En “Las doradas manzanas del sol”, ciencia ficción pura con una nave y una misión, toma uno de los cuentos – son 22- de un poema de Yeats: “Después de dejarla en el suelo/ Fui a encender el fuego/ Pero algo susurró desde el suelo, /Y alguien me llamó por mi nombre/Se había convertido en una/ muchacha de tenue brillo/Con flores de manzano en su /pelo/Que me llamó por mi nombre/ y corrió /Y se desvaneció en el aire que/aclaraba / Aunque ya estoy viejo de vagar/Por tierras bajas y tierras montañosas/Descubriré dónde se ha ido/ Y besaré sus labios y tomaré sus/manos,/Y caminaré por la larga hierba de/ colores/ Y tomaré hasta el fin de los/tiempos/las plateadas manzanas de la luna, las doradas manzanas del sol.”
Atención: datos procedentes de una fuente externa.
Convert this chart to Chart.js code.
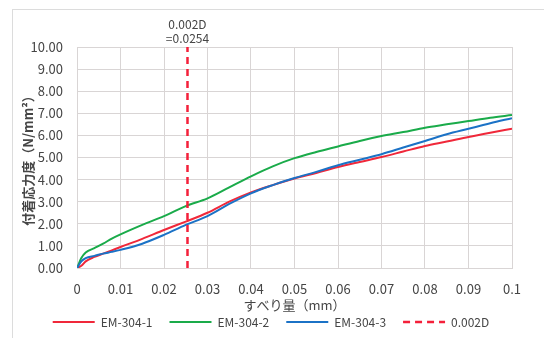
<!DOCTYPE html>
<html>
<head>
<meta charset="utf-8">
<script src="https://cdn.jsdelivr.net/npm/chart.js@4"></script>
<style>
  html, body { margin: 0; padding: 0; background: #fff; }
  #wrap { width: 544px; height: 338px; }
</style>
</head>
<body>
<div id="wrap"><canvas id="c" width="544" height="338"></canvas></div>
<script>
// すべり量 (mm)
const slip = [0, 0.001, 0.002, 0.004, 0.006, 0.008, 0.01, 0.015, 0.02, 0.025, 0.03, 0.035, 0.04,
  0.045, 0.05, 0.055, 0.06, 0.065, 0.07, 0.075, 0.08, 0.085, 0.09, 0.095, 0.1];
// 付着応力度 (N/mm2)
const em1 = [0, 0.1, 0.3, 0.5, 0.65, 0.8, 0.95, 1.32, 1.72, 2.1, 2.5, 3.0, 3.42,
  3.75, 4.05, 4.3, 4.57, 4.8, 5.02, 5.27, 5.52, 5.72, 5.93, 6.12, 6.3];
const em2 = [0, 0.45, 0.7, 0.9, 1.1, 1.33, 1.52, 1.95, 2.35, 2.8, 3.15, 3.65, 4.15,
  4.6, 4.97, 5.25, 5.5, 5.75, 5.97, 6.15, 6.35, 6.5, 6.65, 6.8, 6.92];
const em3 = [0, 0.3, 0.45, 0.55, 0.65, 0.73, 0.82, 1.1, 1.5, 1.95, 2.35, 2.9, 3.38,
  3.75, 4.07, 4.35, 4.65, 4.9, 5.15, 5.45, 5.75, 6.05, 6.3, 6.55, 6.78];
const seriesNames = ['EM-304-1', 'EM-304-2', 'EM-304-3', '0.002D'];
// 0.002D 線
const dX = [0.0254, 0.0254];
const dY = [0, 10];
const dNote = ['0.002D', '=0.0254'];

const xTickLabels = ['0', '0.01', '0.02', '0.03', '0.04', '0.05', '0.06', '0.07', '0.08', '0.09', '0.1'];
const yTickLabels = ['0.00', '1.00', '2.00', '3.00', '4.00', '5.00', '6.00', '7.00', '8.00', '9.00', '10.00'];

const FONT = "'Noto Sans CJK JP', 'Noto Sans', sans-serif";
const TXT = '#454545';
const GRID = '#d9d5d5';

const pts = (xs, ys) => xs.map((x, i) => ({ x: x, y: ys[i] }));

// 枠と注記
const deco = {
  id: 'deco',
  beforeDraw(chart) {
    const ctx = chart.ctx;
    ctx.save();
    ctx.fillStyle = '#fff';
    ctx.fillRect(0, 0, chart.width, chart.height);
    ctx.strokeStyle = '#dcdcdc';
    ctx.lineWidth = 1;
    ctx.strokeRect(12.5, 9.5, 700, 500);
    ctx.restore();
  },
  afterDraw(chart) {
    const ctx = chart.ctx;
    const px = chart.scales.x.getPixelForValue(dX[0]);
    ctx.save();
    ctx.fillStyle = TXT;
    ctx.font = '12px ' + FONT;
    ctx.textAlign = 'center';
    ctx.textBaseline = 'middle';
    ctx.fillText(dNote[0], px, 24);
    ctx.fillText(dNote[1], px, 38);
    ctx.restore();
  }
};

const line = (label, data, color, order) => ({
  label: label,
  data: data,
  borderColor: color,
  backgroundColor: color,
  borderWidth: 2,
  pointRadius: 0,
  cubicInterpolationMode: 'monotone',
  order: order
});

new Chart(document.getElementById('c'), {
  type: 'line',
  data: {
    datasets: [
      line(seriesNames[0], pts(slip, em1), '#f0283a', 3),
      line(seriesNames[1], pts(slip, em2), '#1aab4a', 2),
      line(seriesNames[2], pts(slip, em3), '#1b72c6', 1),
      {
        label: seriesNames[3],
        data: pts(dX, dY),
        borderColor: '#f4203a',
        backgroundColor: '#f4203a',
        borderWidth: 2.5,
        borderDash: [7, 5],
        pointRadius: 0,
        order: 0
      }
    ]
  },
  options: {
    responsive: false,
    animation: false,
    layout: { padding: { left: 30, right: 32, top: 47, bottom: 0 } },
    plugins: {
      tooltip: { enabled: false },
      legend: {
        position: 'bottom',
        labels: {
          usePointStyle: true,
          pointStyle: 'line',
          pointStyleWidth: 42,
          padding: 17,
          color: TXT,
          font: { family: FONT, size: 12 },
          sort: (a, b) => a.datasetIndex - b.datasetIndex,
          generateLabels: (chart) => {
            const items = Chart.defaults.plugins.legend.labels.generateLabels(chart);
            items.forEach(it => {
              const ds = chart.data.datasets[it.datasetIndex];
              it.lineDash = ds.borderDash || [];
              it.lineWidth = ds.borderWidth;
              it.strokeStyle = ds.borderColor;
            });
            return items;
          }
        }
      }
    },
    scales: {
      x: {
        type: 'linear',
        min: 0,
        max: 0.1,
        afterFit: (s) => { s.height = 31; },
        ticks: {
          stepSize: 0.01,
          padding: 13,
          maxRotation: 0,
          color: TXT,
          font: { family: FONT, size: 13 },
          callback: (v, i) => xTickLabels[i]
        },
        grid: { color: GRID, drawTicks: false },
        border: { color: GRID },
        title: {
          display: true,
          text: 'すべり量（mm）',
          color: TXT,
          font: { family: FONT, size: 13 },
          padding: { top: 0, bottom: -14 }
        }
      },
      y: {
        min: 0,
        max: 10,
        afterFit: (s) => { s.width = 47; },
        ticks: {
          stepSize: 1,
          padding: 14,
          color: TXT,
          font: { family: FONT, size: 13 },
          callback: (v, i) => yTickLabels[i]
        },
        grid: { color: GRID, drawTicks: false },
        border: { color: GRID },
        title: {
          display: true,
          text: '付着応力度（N/mm²）',
          color: TXT,
          font: { family: FONT, size: 13, weight: 'bold' },
          padding: { top: -10, bottom: 0 }
        }
      }
    }
  },
  plugins: [deco]
});
</script>
</body>
</html>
Fuente poética que llega hasta el inventor de sueños, lleva a su vez un don poético que cohabita con los sueños y los temores del porvenir – tal vez como punto de partida del presente escondido para ser Bradbury - : su estilo conmovedor. Los cuentos- 600 - y sus 27 novelas, todos con títulos fascinantes para la prosa bien norteamericana, se hacen creaciones líricas y premoniciones: la poesía, irreversible como un parto, nunca se aparta de Bradbury.
Vayamos algo hacia atrás
Waukegan, Illinois, donde nació, es un lugar tranquilo y provinciano. Costumbres repetidas pero no aburridas sino un mecanismo sin conflictos: conocerse todos, ir a la iglesia los domingos. Los Bradbury eran pobres. En asuntos de leyendas y literatura corren con ventaja los autores atormentados por los excesos, el desequilibrio, la confusión sexual, pero Bradbury se encaminó en este mundo a la admisión de vivir con poco y poner cara al viento: de chico, vendió diarios varios años. El padre murió cuando Ray Bradbury, y de gemelas anteriores, corrió un fin adolescente. Mucha muerte y mucha lectura- pasaba días con sus horas largas en la biblioteca del pueblo- y allí dio con Marguerite McLure. Se casaron, vivieron juntos cuarenta años y trajeron a este mundo cuatro mujeres.
Con poco en el bolsillo, alcanzó a hacer su escuela, el secundario, pero no pudo alcanzar la universidad. Entre los dos vivieron con 250 dólares una buena temporada. Ray publicó dos relatos en una revista especializada en aventuras futuristas que duró cuatro números. Escribía con impulsos aunque fue formándose su método: cada día mil caracteres, cuentos abundantes antes de largarse a una novela, sentir que las teclas forman un mundo, a veces, inesperado. ¿De ese mundo participaron las pesadillas que lo horrorizaron en la infancia? Sería tonto dudar, sin entrar en honduras psicológicas.

El interés por los hechos de la ciencia fue temprano y, al madurar, sorprendente: nunca tuvo auto, ni intentó tener registro, empleó como centro de su arte la tecnología, pero pensaba que a medida en que se producían avances se produciría un futuro deshumanizado hecho de soledades, pantallas reproductoras, y la inteligencia artificial galopante que, convencido, formaba sombras peligrosas y entristecedoras.
Escribir sin cansancio llevó a desmentir un hecho prestigioso, el libro labrado por décadas: Farenheit 451- la temperatura en que arde el papel – fue escrito en el sótano de una biblioteca universitaria donde le permitieron un buen lugar para su trabajo afiebrado, con una máquina alquilada. y en una semana. Característico de un gran oficio, un enorme talento y el ejercicio que, se asegura, de escribir en cualquier terreno para llenar la olla.
Alguna vez se dijo que imaginó morir en Marte- las potencias, hoy, quieren llegar hasta allí y colonizarlo: ya somos miles y miles de millones, hay que buscar una salida – pero quedó en una tumba con su lápida: “Farenheit 451″. Volver o encontrarse con Bradbury es una posibilidad feliz en cualquier momento. Corran.